Provided data

□ □ □ □ □

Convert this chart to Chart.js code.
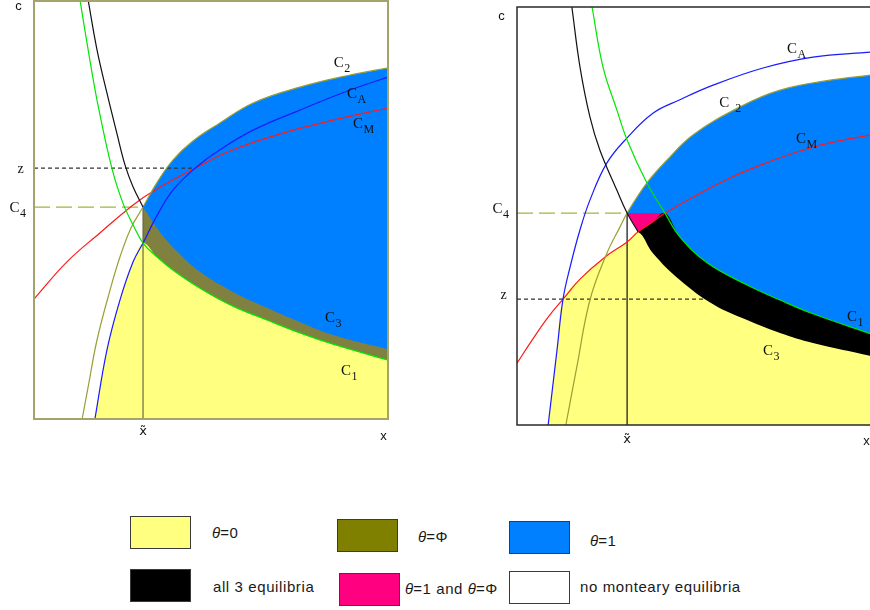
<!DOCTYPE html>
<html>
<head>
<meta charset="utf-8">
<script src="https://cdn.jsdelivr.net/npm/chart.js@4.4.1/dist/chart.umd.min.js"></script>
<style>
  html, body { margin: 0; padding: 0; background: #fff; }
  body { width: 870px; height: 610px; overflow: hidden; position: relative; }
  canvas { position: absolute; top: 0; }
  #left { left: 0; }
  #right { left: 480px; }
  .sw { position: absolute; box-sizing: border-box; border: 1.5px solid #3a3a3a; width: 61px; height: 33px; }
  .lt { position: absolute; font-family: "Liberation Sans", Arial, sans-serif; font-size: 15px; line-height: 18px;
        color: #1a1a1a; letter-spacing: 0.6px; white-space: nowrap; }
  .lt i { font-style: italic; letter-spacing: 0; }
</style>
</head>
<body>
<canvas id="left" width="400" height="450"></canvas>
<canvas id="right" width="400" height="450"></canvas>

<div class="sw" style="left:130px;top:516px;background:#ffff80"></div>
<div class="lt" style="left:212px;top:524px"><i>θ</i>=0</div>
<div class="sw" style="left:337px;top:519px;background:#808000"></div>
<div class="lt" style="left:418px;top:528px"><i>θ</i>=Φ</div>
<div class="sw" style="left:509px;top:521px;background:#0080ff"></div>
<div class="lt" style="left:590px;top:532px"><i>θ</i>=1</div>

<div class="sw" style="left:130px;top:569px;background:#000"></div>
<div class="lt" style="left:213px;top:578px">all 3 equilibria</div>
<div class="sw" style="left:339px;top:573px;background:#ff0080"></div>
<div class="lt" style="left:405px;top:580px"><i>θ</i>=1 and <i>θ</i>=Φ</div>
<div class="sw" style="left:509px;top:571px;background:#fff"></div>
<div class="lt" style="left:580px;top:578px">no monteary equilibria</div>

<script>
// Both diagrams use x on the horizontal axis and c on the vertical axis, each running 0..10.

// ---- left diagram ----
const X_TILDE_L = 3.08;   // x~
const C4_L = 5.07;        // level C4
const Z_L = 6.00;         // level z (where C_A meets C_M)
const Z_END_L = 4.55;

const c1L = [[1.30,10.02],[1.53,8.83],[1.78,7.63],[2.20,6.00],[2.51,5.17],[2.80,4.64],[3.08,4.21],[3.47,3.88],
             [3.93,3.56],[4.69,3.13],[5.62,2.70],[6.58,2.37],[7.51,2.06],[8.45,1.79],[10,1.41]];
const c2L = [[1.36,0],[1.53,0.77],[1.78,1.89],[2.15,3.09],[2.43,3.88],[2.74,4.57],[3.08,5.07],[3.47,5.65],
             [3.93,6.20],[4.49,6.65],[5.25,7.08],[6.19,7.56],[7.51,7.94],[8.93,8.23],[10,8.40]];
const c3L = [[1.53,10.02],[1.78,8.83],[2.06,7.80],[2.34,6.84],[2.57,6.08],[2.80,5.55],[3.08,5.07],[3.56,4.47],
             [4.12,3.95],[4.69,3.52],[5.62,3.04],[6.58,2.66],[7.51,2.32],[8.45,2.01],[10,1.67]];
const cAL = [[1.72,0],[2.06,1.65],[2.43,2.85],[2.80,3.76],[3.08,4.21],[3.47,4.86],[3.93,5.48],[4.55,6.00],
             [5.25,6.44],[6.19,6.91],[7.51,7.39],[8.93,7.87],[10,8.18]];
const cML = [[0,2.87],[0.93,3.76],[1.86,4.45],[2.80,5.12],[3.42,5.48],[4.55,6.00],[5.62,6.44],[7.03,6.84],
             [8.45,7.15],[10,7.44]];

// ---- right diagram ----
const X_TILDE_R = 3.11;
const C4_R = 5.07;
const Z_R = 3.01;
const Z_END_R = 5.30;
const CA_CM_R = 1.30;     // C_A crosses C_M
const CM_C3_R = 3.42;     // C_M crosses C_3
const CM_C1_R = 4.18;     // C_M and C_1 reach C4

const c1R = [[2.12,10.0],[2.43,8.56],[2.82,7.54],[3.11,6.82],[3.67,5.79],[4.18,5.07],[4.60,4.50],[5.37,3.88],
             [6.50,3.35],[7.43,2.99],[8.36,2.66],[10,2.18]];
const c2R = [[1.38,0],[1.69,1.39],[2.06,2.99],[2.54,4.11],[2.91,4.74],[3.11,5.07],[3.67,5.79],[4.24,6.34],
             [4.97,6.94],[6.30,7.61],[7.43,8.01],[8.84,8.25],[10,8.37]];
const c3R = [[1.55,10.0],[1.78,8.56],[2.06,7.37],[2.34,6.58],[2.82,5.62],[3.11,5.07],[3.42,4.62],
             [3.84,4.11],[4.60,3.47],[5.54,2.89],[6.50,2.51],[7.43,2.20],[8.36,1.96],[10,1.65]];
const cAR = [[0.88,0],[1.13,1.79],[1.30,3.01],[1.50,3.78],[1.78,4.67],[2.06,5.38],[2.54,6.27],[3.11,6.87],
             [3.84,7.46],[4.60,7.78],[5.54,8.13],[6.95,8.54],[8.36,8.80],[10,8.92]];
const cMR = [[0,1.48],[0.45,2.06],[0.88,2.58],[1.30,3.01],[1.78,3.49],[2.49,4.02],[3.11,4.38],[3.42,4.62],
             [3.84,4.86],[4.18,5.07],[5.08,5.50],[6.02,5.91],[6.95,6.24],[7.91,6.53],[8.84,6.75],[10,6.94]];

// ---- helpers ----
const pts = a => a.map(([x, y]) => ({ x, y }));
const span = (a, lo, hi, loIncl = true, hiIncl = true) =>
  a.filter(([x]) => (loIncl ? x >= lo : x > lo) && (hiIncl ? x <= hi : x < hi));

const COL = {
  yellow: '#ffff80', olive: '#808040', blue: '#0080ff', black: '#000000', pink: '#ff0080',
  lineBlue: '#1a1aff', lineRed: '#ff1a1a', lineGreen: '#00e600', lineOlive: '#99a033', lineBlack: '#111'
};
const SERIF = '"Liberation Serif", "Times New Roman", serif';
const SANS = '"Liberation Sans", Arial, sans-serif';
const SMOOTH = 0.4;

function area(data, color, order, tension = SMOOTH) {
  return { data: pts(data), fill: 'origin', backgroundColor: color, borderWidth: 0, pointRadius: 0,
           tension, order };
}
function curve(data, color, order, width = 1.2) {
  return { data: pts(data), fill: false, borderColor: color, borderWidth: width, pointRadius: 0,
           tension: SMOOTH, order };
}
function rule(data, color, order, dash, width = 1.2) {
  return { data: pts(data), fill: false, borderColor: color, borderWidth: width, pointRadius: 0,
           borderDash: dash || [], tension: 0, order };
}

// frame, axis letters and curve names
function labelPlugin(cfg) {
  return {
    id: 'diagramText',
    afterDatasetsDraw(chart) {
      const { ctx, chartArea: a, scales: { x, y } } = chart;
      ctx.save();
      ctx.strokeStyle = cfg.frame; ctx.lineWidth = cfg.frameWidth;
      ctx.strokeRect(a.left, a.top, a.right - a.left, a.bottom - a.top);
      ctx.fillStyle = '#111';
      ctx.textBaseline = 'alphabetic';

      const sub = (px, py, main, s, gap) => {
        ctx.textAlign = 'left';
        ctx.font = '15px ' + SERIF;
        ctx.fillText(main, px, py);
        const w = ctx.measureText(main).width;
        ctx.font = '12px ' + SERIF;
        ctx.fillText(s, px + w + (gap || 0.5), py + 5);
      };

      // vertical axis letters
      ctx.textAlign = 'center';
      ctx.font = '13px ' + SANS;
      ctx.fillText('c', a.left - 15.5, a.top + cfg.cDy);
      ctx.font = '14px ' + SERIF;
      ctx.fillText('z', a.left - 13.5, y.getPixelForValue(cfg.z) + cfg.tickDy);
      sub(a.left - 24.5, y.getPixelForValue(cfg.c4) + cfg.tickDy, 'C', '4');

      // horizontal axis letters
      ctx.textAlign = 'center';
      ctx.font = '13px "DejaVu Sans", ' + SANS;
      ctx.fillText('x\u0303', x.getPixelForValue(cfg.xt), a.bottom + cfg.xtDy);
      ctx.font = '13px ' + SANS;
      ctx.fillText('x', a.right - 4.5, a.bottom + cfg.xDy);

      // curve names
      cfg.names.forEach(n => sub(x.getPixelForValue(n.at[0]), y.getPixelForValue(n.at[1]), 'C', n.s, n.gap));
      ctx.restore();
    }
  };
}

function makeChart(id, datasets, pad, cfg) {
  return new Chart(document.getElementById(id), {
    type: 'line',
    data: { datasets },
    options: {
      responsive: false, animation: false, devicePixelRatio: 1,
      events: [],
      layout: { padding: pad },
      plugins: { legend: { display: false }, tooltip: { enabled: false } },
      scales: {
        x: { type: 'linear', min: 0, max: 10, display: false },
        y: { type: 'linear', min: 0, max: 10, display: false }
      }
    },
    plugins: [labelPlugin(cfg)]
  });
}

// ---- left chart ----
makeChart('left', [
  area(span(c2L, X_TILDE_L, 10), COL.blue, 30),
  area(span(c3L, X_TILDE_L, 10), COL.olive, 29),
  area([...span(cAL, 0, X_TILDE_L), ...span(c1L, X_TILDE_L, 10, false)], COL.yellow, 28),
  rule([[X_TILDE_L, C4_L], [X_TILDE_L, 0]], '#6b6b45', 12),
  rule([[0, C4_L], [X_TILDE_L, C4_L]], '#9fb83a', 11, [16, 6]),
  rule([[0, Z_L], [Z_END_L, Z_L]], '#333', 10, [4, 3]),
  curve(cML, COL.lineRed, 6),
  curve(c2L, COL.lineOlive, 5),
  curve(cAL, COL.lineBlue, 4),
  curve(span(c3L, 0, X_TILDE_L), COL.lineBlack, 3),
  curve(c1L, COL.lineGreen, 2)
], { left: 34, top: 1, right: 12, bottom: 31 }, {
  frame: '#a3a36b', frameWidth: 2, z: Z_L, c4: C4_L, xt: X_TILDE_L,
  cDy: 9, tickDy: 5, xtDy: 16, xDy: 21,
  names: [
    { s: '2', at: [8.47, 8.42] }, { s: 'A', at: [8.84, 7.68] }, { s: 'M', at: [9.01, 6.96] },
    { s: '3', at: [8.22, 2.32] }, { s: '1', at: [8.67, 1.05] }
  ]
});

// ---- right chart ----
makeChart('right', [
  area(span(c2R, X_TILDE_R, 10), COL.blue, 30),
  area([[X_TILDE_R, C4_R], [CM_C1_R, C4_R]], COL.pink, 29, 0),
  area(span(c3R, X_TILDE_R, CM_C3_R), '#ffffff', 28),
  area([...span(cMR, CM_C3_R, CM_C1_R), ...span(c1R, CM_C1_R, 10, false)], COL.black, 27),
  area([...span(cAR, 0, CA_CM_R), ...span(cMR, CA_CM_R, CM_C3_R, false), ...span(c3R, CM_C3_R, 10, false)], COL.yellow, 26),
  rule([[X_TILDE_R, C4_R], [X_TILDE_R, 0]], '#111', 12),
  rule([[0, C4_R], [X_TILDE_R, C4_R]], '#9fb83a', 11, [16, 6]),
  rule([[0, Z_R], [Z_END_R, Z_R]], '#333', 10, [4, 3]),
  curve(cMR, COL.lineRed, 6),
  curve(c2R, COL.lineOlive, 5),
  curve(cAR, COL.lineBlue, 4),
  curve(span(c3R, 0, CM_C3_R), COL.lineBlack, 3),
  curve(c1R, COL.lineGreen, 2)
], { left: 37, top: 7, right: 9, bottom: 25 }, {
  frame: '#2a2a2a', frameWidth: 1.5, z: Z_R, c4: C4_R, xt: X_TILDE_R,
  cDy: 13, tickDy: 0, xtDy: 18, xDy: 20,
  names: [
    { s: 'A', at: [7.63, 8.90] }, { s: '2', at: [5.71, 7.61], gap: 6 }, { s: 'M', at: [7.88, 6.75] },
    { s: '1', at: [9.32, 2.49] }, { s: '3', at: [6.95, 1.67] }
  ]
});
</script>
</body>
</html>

□ □ □ □ □

Task requirements
Write out again, exactly, the lines from the start of the listing up to the line containing "const Z_END_L = 4.55;", with both ends and without pictures.

Exercise response
Convert this chart to Chart.js code.
<!DOCTYPE html>
<html>
<head>
<meta charset="utf-8">
<script src="https://cdn.jsdelivr.net/npm/chart.js@4.4.1/dist/chart.umd.min.js"></script>
<style>
  html, body { margin: 0; padding: 0; background: #fff; }
  body { width: 870px; height: 610px; overflow: hidden; position: relative; }
  canvas { position: absolute; top: 0; }
  #left { left: 0; }
  #right { left: 480px; }
  .sw { position: absolute; box-sizing: border-box; border: 1.5px solid #3a3a3a; width: 61px; height: 33px; }
  .lt { position: absolute; font-family: "Liberation Sans", Arial, sans-serif; font-size: 15px; line-height: 18px;
        color: #1a1a1a; letter-spacing: 0.6px; white-space: nowrap; }
  .lt i { font-style: italic; letter-spacing: 0; }
</style>
</head>
<body>
<canvas id="left" width="400" height="450"></canvas>
<canvas id="right" width="400" height="450"></canvas>

<div class="sw" style="left:130px;top:516px;background:#ffff80"></div>
<div class="lt" style="left:212px;top:524px"><i>θ</i>=0</div>
<div class="sw" style="left:337px;top:519px;background:#808000"></div>
<div class="lt" style="left:418px;top:528px"><i>θ</i>=Φ</div>
<div class="sw" style="left:509px;top:521px;background:#0080ff"></div>
<div class="lt" style="left:590px;top:532px"><i>θ</i>=1</div>

<div class="sw" style="left:130px;top:569px;background:#000"></div>
<div class="lt" style="left:213px;top:578px">all 3 equilibria</div>
<div class="sw" style="left:339px;top:573px;background:#ff0080"></div>
<div class="lt" style="left:405px;top:580px"><i>θ</i>=1 and <i>θ</i>=Φ</div>
<div class="sw" style="left:509px;top:571px;background:#fff"></div>
<div class="lt" style="left:580px;top:578px">no monteary equilibria</div>

<script>
// Both diagrams use x on the horizontal axis and c on the vertical axis, each running 0..10.

// ---- left diagram ----
const X_TILDE_L = 3.08;   // x~
const C4_L = 5.07;        // level C4
const Z_L = 6.00;         // level z (where C_A meets C_M)
const Z_END_L = 4.55;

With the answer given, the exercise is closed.